Write out each line that follows exactly as it stands, without the pictures.
——
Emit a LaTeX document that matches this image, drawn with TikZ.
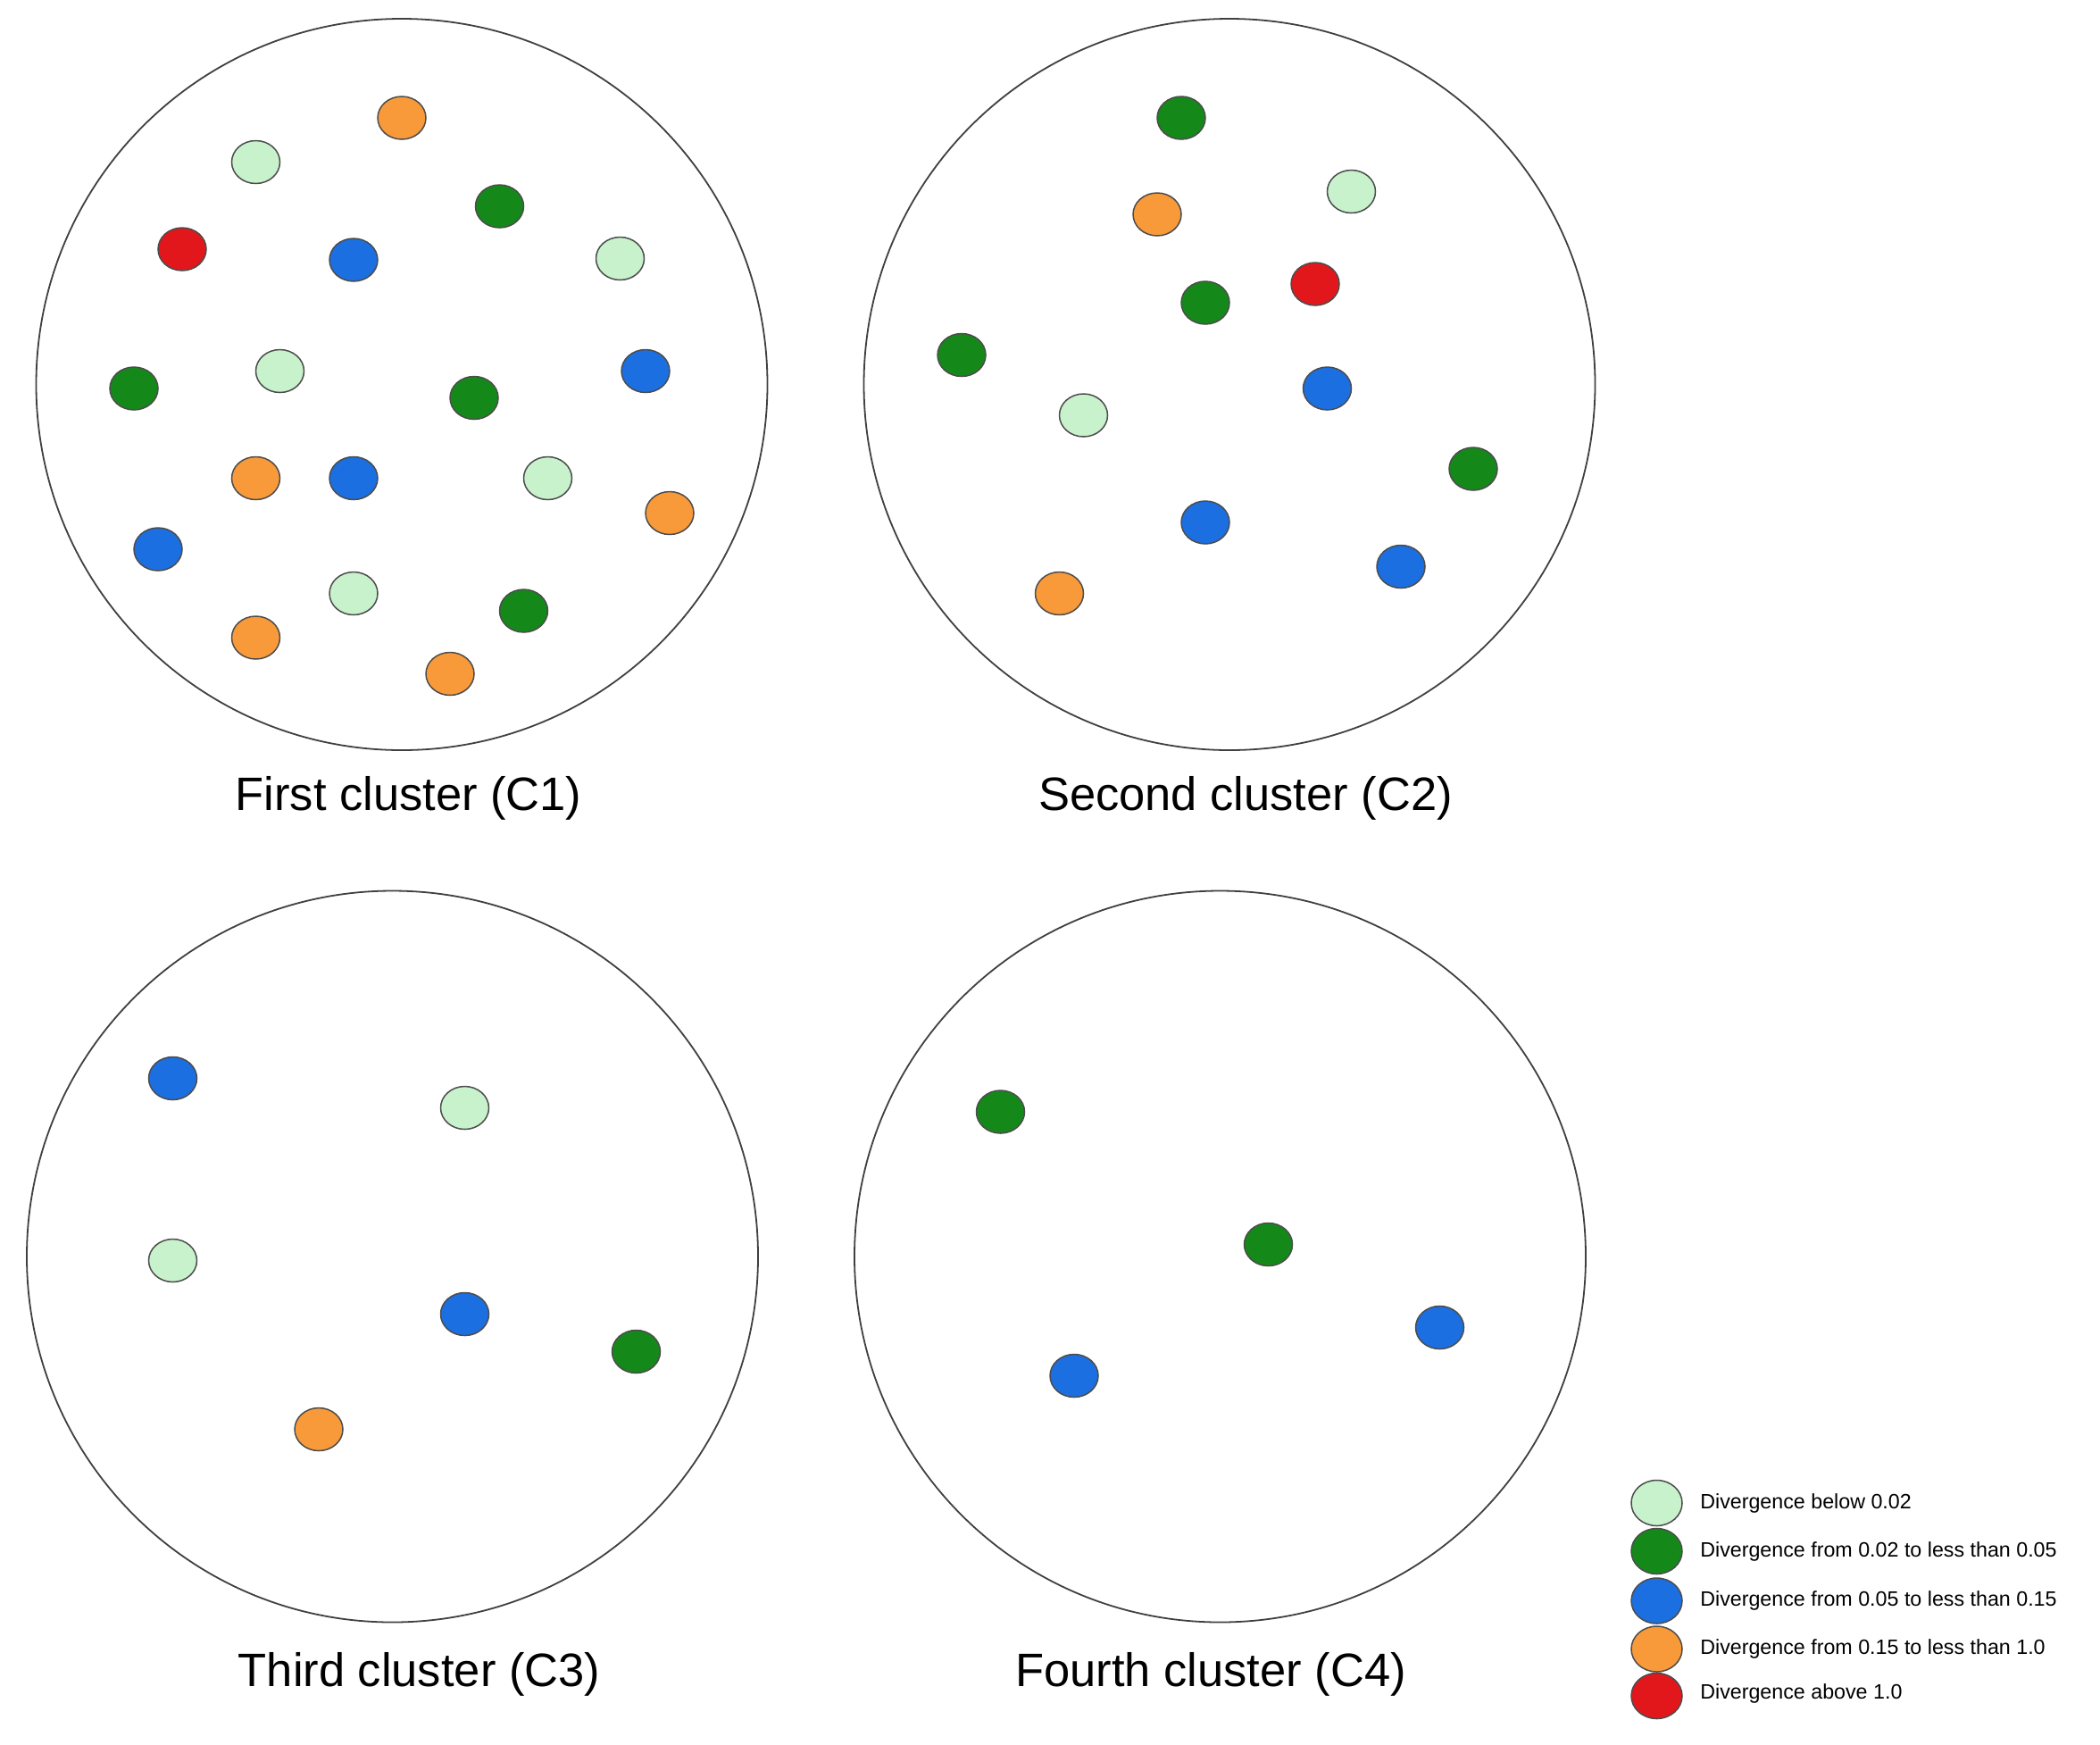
\documentclass[tikz,border=0pt]{standalone}
\usepackage{fontspec}
\setmainfont{Liberation Sans}
\usetikzlibrary{shapes.geometric}
\definecolor{cLight}{HTML}{C8F2CC}
\definecolor{cGreen}{HTML}{14891A}
\definecolor{cBlue}{HTML}{1B6FE0}
\definecolor{cOrange}{HTML}{F89A3A}
\definecolor{cRed}{HTML}{E2171B}
\begin{document}
\begin{tikzpicture}[x=1pt, y=-1pt]

\tikzstyle{cluster} = [draw, color = black!75, line width = 1.2pt, shape = circle, minimum size = 546pt, inner sep = 0pt] % big cluster circle
\tikzstyle{dot}     = [draw = black!70, line width = 1pt, ellipse, minimum width = 36pt, minimum height = 32pt, inner sep = 0pt] % data point
\tikzstyle{key}     = [dot, minimum width = 38pt, minimum height = 34pt] % legend point
\tikzstyle{title}   = [font = \fontsize{35}{40}\selectfont]
\tikzstyle{ktext}   = [anchor = west, font = \fontsize{15.5}{18}\selectfont]

% fix margins
\useasboundingbox (0,0) rectangle (1568,1302);

% clusters with titles
\node(c1)[cluster] at (300,287){};
\node(c2)[cluster] at (918,287){};
\node(c3)[cluster] at (293,938){};
\node(c4)[cluster] at (911,938){};
\node(t1)[title] at (305,596){First cluster (C1)};
\node(t2)[title] at (930,596){Second cluster (C2)};
\node(t3)[title] at (313,1250){Third cluster (C3)};
\node(t4)[title] at (904,1250){Fourth cluster (C4)};

% first cluster points
\foreach \x/\y [count=\i] in {191/121,463/193,209/277,409/357,264/443}
  \node(pa\i)[dot, fill=cLight] at (\x,\y){};
\foreach \x/\y [count=\i] in {373/154,100/290,354/297,391/456}
  \node(pb\i)[dot, fill=cGreen] at (\x,\y){};
\foreach \x/\y [count=\i] in {264/194,482/277,264/357,118/410}
  \node(pc\i)[dot, fill=cBlue] at (\x,\y){};
\foreach \x/\y [count=\i] in {300/88,191/357,500/383,191/476,336/503}
  \node(pd\i)[dot, fill=cOrange] at (\x,\y){};
\node(pe1)[dot, fill=cRed] at (136,186){};

% second cluster points
\foreach \x/\y [count=\i] in {1009/143,809/310}
  \node(qa\i)[dot, fill=cLight] at (\x,\y){};
\foreach \x/\y [count=\i] in {882/88,900/226,718/265,1100/350}
  \node(qb\i)[dot, fill=cGreen] at (\x,\y){};
\foreach \x/\y [count=\i] in {991/290,900/390,1046/423}
  \node(qc\i)[dot, fill=cBlue] at (\x,\y){};
\foreach \x/\y [count=\i] in {864/160,791/443}
  \node(qd\i)[dot, fill=cOrange] at (\x,\y){};
\node(qe1)[dot, fill=cRed] at (982,212){};

% third cluster points
\node(ra1)[dot, fill=cLight] at (347,827){};
\node(ra2)[dot, fill=cLight] at (129,941){};
\node(rb1)[dot, fill=cGreen] at (475,1009){};
\node(rc1)[dot, fill=cBlue] at (129,805){};
\node(rc2)[dot, fill=cBlue] at (347,981){};
\node(rd1)[dot, fill=cOrange] at (238,1067){};

% fourth cluster points
\node(sb1)[dot, fill=cGreen] at (747,830){};
\node(sb2)[dot, fill=cGreen] at (947,929){};
\node(sc1)[dot, fill=cBlue] at (1075,991){};
\node(sc2)[dot, fill=cBlue] at (802,1027){};

% legend
\node(k1)[key, fill=cLight] at (1237,1122){};
\node(k2)[key, fill=cGreen] at (1237,1158){};
\node(k3)[key, fill=cBlue] at (1237,1195){};
\node(k4)[key, fill=cOrange] at (1237,1231){};
\node(k5)[key, fill=cRed] at (1237,1266){};
\node[ktext] at (1266,1122){Divergence below 0.02};
\node[ktext] at (1266,1158){Divergence from 0.02 to less than 0.05};
\node[ktext] at (1266,1195){Divergence from 0.05 to less than 0.15};
\node[ktext] at (1266,1231){Divergence from 0.15 to less than 1.0};
\node[ktext] at (1266,1264){Divergence above 1.0};
\end{tikzpicture}
\end{document}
——
Finished answer =>
Emit a LaTeX document that matches this image, drawn with TikZ.
\documentclass[tikz,border=0pt]{standalone}
\usepackage{fontspec}
\setmainfont{Liberation Sans}
\usetikzlibrary{shapes.geometric}
\definecolor{cLight}{HTML}{C8F2CC}
\definecolor{cGreen}{HTML}{14891A}
\definecolor{cBlue}{HTML}{1B6FE0}
\definecolor{cOrange}{HTML}{F89A3A}
\definecolor{cRed}{HTML}{E2171B}
\begin{document}
\begin{tikzpicture}[x=1pt, y=-1pt]

\tikzstyle{cluster} = [draw, color = black!75, line width = 1.2pt, shape = circle, minimum size = 546pt, inner sep = 0pt] % big cluster circle
\tikzstyle{dot}     = [draw = black!70, line width = 1pt, ellipse, minimum width = 36pt, minimum height = 32pt, inner sep = 0pt] % data point
\tikzstyle{key}     = [dot, minimum width = 38pt, minimum height = 34pt] % legend point
\tikzstyle{title}   = [font = \fontsize{35}{40}\selectfont]
\tikzstyle{ktext}   = [anchor = west, font = \fontsize{15.5}{18}\selectfont]

% fix margins
\useasboundingbox (0,0) rectangle (1568,1302);

% clusters with titles
\node(c1)[cluster] at (300,287){};
\node(c2)[cluster] at (918,287){};
\node(c3)[cluster] at (293,938){};
\node(c4)[cluster] at (911,938){};
\node(t1)[title] at (305,596){First cluster (C1)};
\node(t2)[title] at (930,596){Second cluster (C2)};
\node(t3)[title] at (313,1250){Third cluster (C3)};
\node(t4)[title] at (904,1250){Fourth cluster (C4)};

% first cluster points
\foreach \x/\y [count=\i] in {191/121,463/193,209/277,409/357,264/443}
  \node(pa\i)[dot, fill=cLight] at (\x,\y){};
\foreach \x/\y [count=\i] in {373/154,100/290,354/297,391/456}
  \node(pb\i)[dot, fill=cGreen] at (\x,\y){};
\foreach \x/\y [count=\i] in {264/194,482/277,264/357,118/410}
  \node(pc\i)[dot, fill=cBlue] at (\x,\y){};
\foreach \x/\y [count=\i] in {300/88,191/357,500/383,191/476,336/503}
  \node(pd\i)[dot, fill=cOrange] at (\x,\y){};
\node(pe1)[dot, fill=cRed] at (136,186){};

% second cluster points
\foreach \x/\y [count=\i] in {1009/143,809/310}
  \node(qa\i)[dot, fill=cLight] at (\x,\y){};
\foreach \x/\y [count=\i] in {882/88,900/226,718/265,1100/350}
  \node(qb\i)[dot, fill=cGreen] at (\x,\y){};
\foreach \x/\y [count=\i] in {991/290,900/390,1046/423}
  \node(qc\i)[dot, fill=cBlue] at (\x,\y){};
\foreach \x/\y [count=\i] in {864/160,791/443}
  \node(qd\i)[dot, fill=cOrange] at (\x,\y){};
\node(qe1)[dot, fill=cRed] at (982,212){};

% third cluster points
\node(ra1)[dot, fill=cLight] at (347,827){};
\node(ra2)[dot, fill=cLight] at (129,941){};
\node(rb1)[dot, fill=cGreen] at (475,1009){};
\node(rc1)[dot, fill=cBlue] at (129,805){};
\node(rc2)[dot, fill=cBlue] at (347,981){};
\node(rd1)[dot, fill=cOrange] at (238,1067){};

% fourth cluster points
\node(sb1)[dot, fill=cGreen] at (747,830){};
\node(sb2)[dot, fill=cGreen] at (947,929){};
\node(sc1)[dot, fill=cBlue] at (1075,991){};
\node(sc2)[dot, fill=cBlue] at (802,1027){};

% legend
\node(k1)[key, fill=cLight] at (1237,1122){};
\node(k2)[key, fill=cGreen] at (1237,1158){};
\node(k3)[key, fill=cBlue] at (1237,1195){};
\node(k4)[key, fill=cOrange] at (1237,1231){};
\node(k5)[key, fill=cRed] at (1237,1266){};
\node[ktext] at (1266,1122){Divergence below 0.02};
\node[ktext] at (1266,1158){Divergence from 0.02 to less than 0.05};
\node[ktext] at (1266,1195){Divergence from 0.05 to less than 0.15};
\node[ktext] at (1266,1231){Divergence from 0.15 to less than 1.0};
\node[ktext] at (1266,1264){Divergence above 1.0};
\end{tikzpicture}
\end{document}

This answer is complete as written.